### [WHAT TO PRODUCE]
Strip the pictures and reproduce the rest of the listing exactly.

-.-.-

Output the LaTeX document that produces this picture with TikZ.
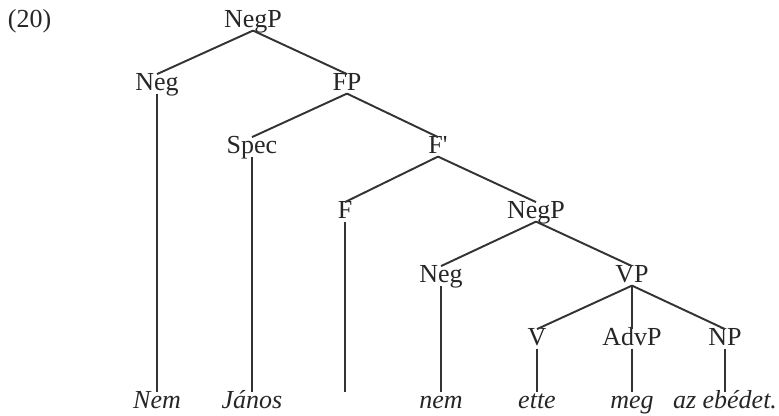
\documentclass[tikz,border=0pt]{standalone}
\usepackage{fontspec}
\setmainfont{Liberation Serif}
\usepackage{tikz}
\tikzset{every path/.style={black!80, line width=1.1pt},
  cat/.style={anchor=base, text height=0.85em, text depth=0.15em, inner sep=0pt, text=black!85},
  word/.style={cat, font=\fontsize{14.8}{18}\selectfont\itshape}}

\begin{document}
\begin{tikzpicture}[x=0.02cm,y=-0.02cm,font=\fontsize{14.8}{18}\selectfont]
   \useasboundingbox (0,0) rectangle (779,416);
   \node[anchor=base west, inner sep=0pt, text=black!85] (num) at (7,27) {(20)};
   % categories
   \node[cat] (negp)  at (253,27)  {NegP};
   \node[cat] (neg)   at (157,90)  {Neg};
   \node[cat] (fp)    at (347,90)  {FP};
   \node[cat] (spec)  at (252,153) {Spec};
   \node[cat] (fbar)  at (438,153) {F\textquotesingle};
   \node[cat] (f)     at (345,218) {F};
   \node[cat] (negpp) at (536,218) {NegP};
   \node[cat] (negg)  at (441,282) {Neg};
   \node[cat] (vp)    at (632,282) {VP};
   \node[cat] (v)     at (537,345) {V};
   \node[cat] (advp)  at (632,345) {AdvP};
   \node[cat] (np)    at (725,345) {NP};
   % words
   \node[word] (nem1)  at (157,408) {Nem};
   \node[word] (janos) at (252,408) {János};
   \node[word] (gap)   at (345,408) {};
   \node[word] (nem2)  at (441,408) {nem};
   \node[word] (ette)  at (537,408) {ette};
   \node[word] (meg)   at (632,408) {meg};
   \node[word] (ebed)  at (725,408) {az ebédet.};

   \foreach \a/\b in {negp/neg, negp/fp, fp/spec, fp/fbar, fbar/f, fbar/negpp,
                      negpp/negg, negpp/vp, vp/v, vp/advp, vp/np,
                      neg/nem1, spec/janos, f/gap, negg/nem2, v/ette, advp/meg, np/ebed}
     \draw (\a.south) -- (\b.north);
\end{tikzpicture}
\end{document}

-.-.-

### [EXERCISE ANSWER]
Output the LaTeX document that produces this picture with TikZ.
\documentclass[tikz,border=0pt]{standalone}
\usepackage{fontspec}
\setmainfont{Liberation Serif}
\usepackage{tikz}
\tikzset{every path/.style={black!80, line width=1.1pt},
  cat/.style={anchor=base, text height=0.85em, text depth=0.15em, inner sep=0pt, text=black!85},
  word/.style={cat, font=\fontsize{14.8}{18}\selectfont\itshape}}

\begin{document}
\begin{tikzpicture}[x=0.02cm,y=-0.02cm,font=\fontsize{14.8}{18}\selectfont]
   \useasboundingbox (0,0) rectangle (779,416);
   \node[anchor=base west, inner sep=0pt, text=black!85] (num) at (7,27) {(20)};
   % categories
   \node[cat] (negp)  at (253,27)  {NegP};
   \node[cat] (neg)   at (157,90)  {Neg};
   \node[cat] (fp)    at (347,90)  {FP};
   \node[cat] (spec)  at (252,153) {Spec};
   \node[cat] (fbar)  at (438,153) {F\textquotesingle};
   \node[cat] (f)     at (345,218) {F};
   \node[cat] (negpp) at (536,218) {NegP};
   \node[cat] (negg)  at (441,282) {Neg};
   \node[cat] (vp)    at (632,282) {VP};
   \node[cat] (v)     at (537,345) {V};
   \node[cat] (advp)  at (632,345) {AdvP};
   \node[cat] (np)    at (725,345) {NP};
   % words
   \node[word] (nem1)  at (157,408) {Nem};
   \node[word] (janos) at (252,408) {János};
   \node[word] (gap)   at (345,408) {};
   \node[word] (nem2)  at (441,408) {nem};
   \node[word] (ette)  at (537,408) {ette};
   \node[word] (meg)   at (632,408) {meg};
   \node[word] (ebed)  at (725,408) {az ebédet.};

   \foreach \a/\b in {negp/neg, negp/fp, fp/spec, fp/fbar, fbar/f, fbar/negpp,
                      negpp/negg, negpp/vp, vp/v, vp/advp, vp/np,
                      neg/nem1, spec/janos, f/gap, negg/nem2, v/ette, advp/meg, np/ebed}
     \draw (\a.south) -- (\b.north);
\end{tikzpicture}
\end{document}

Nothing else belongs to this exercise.